It looks like Reid Ribble is going to be the guy facing Steve Kagen in the 8th Congressional District. The endorsement he received from John Gard was not so much a great asset as it was a sign that the Ribble campaign had received the blessing of the GOP establishment, which recognizes the roofer as a competent campaigner and fundraiser.
In contrast, the Terri McCormick campaign is in shambles. The most recent finance report says she has $1,600 on hand. That's about $75,000 behind Ribble and $60,000 less than Roth. (It's also about a grand worse than 2nd Congressional District candidate Peter Theron) The word on the street is the campaign spent recklessly on meaningless items, including $2,000 for a band to play on a float at a parade.
McCormick's campaign was supposed to represent a libertarian movement within the Republican Party. D.C. libertarians "found" her as a candidate and promised financial backing. Idealistic young Ron Paul fans migrated to Northeast Wisconsin to work for what they believed was a continuation of the Ron Paul revolution.
There was only one problem: The candidate was not a libertarian herself. In fact, much of the rhetoric on her website, likely written by staffers, included ideas that rarely surfaced on the stump and was sometimes even flatly contradicted. For instance, although she did not match Roth's call to withdraw from Afghanistan at a debate, instead siding with Ribble, who said the government should continue to fund troops there.
The most recent McCormick TV ad is bizarre. While she emphasizes the need for smaller government, the theme of the ad is "level playing field." She never explains what exactly that means.
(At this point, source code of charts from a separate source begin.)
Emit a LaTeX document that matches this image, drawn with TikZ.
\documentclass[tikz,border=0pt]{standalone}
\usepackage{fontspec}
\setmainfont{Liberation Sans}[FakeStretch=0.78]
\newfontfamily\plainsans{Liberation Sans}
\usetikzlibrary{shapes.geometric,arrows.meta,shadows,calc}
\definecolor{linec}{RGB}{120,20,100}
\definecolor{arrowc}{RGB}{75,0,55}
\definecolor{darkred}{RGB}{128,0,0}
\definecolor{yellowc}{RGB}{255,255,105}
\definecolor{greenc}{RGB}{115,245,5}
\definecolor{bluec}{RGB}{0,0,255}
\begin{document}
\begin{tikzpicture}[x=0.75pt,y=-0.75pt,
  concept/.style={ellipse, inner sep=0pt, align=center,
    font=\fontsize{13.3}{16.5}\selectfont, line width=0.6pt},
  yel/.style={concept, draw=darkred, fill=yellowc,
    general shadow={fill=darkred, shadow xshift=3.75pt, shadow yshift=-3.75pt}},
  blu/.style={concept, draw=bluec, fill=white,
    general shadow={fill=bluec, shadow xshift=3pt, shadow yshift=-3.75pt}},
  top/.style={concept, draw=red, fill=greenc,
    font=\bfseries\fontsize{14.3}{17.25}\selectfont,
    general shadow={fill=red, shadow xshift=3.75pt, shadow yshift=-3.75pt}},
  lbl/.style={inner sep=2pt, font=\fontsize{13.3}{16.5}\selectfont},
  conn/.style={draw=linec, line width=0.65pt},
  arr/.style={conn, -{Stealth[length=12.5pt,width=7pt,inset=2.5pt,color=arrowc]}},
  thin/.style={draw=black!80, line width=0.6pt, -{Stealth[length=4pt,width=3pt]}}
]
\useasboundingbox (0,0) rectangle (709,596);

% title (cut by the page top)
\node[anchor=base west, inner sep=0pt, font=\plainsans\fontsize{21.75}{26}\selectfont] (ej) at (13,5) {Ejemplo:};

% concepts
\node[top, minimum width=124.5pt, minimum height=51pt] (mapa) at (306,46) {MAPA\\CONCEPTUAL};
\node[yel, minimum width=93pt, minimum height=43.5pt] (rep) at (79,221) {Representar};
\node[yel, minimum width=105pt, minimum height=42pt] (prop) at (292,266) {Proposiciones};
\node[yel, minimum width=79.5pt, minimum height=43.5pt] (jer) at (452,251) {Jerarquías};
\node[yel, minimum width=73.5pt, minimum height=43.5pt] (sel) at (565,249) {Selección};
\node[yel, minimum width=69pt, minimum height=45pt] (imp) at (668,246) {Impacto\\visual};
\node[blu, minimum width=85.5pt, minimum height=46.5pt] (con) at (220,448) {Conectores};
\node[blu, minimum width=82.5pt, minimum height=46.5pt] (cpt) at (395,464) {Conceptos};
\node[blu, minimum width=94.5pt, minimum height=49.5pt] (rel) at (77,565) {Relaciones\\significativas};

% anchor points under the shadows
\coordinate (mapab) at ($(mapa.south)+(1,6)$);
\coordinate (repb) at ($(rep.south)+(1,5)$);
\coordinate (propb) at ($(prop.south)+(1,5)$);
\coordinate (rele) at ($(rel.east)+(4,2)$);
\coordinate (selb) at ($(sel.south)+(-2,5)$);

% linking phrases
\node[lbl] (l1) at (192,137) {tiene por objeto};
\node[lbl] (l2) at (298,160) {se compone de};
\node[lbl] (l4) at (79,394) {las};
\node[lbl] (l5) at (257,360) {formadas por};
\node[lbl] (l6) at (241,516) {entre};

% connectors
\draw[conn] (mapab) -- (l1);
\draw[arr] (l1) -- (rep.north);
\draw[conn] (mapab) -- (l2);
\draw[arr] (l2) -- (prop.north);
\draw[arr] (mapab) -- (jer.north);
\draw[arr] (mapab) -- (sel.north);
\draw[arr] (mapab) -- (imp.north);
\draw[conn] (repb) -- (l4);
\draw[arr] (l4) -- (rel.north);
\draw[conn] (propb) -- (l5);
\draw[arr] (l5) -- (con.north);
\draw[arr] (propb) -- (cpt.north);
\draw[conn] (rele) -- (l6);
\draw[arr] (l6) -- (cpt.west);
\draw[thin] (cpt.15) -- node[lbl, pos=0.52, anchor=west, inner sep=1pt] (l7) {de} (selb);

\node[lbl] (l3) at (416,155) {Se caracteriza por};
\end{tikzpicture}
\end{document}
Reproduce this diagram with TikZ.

Nevertheless, the content does not differ much from Roger Roth's recent ad, in which he takes a page out of Scott Walker and Scott Brown's campaign books and shows off his 1993 truck (five years older than Walker's Saturn!).
I will note, however, that the content of Kabeer Gbaja-Biamila's endorsement of Roth was quite different from other political ads I've seen so far. "I personally called Kagen, and unfortunately, I just feel like they don't really listen," says the Packers all-time sacks leader.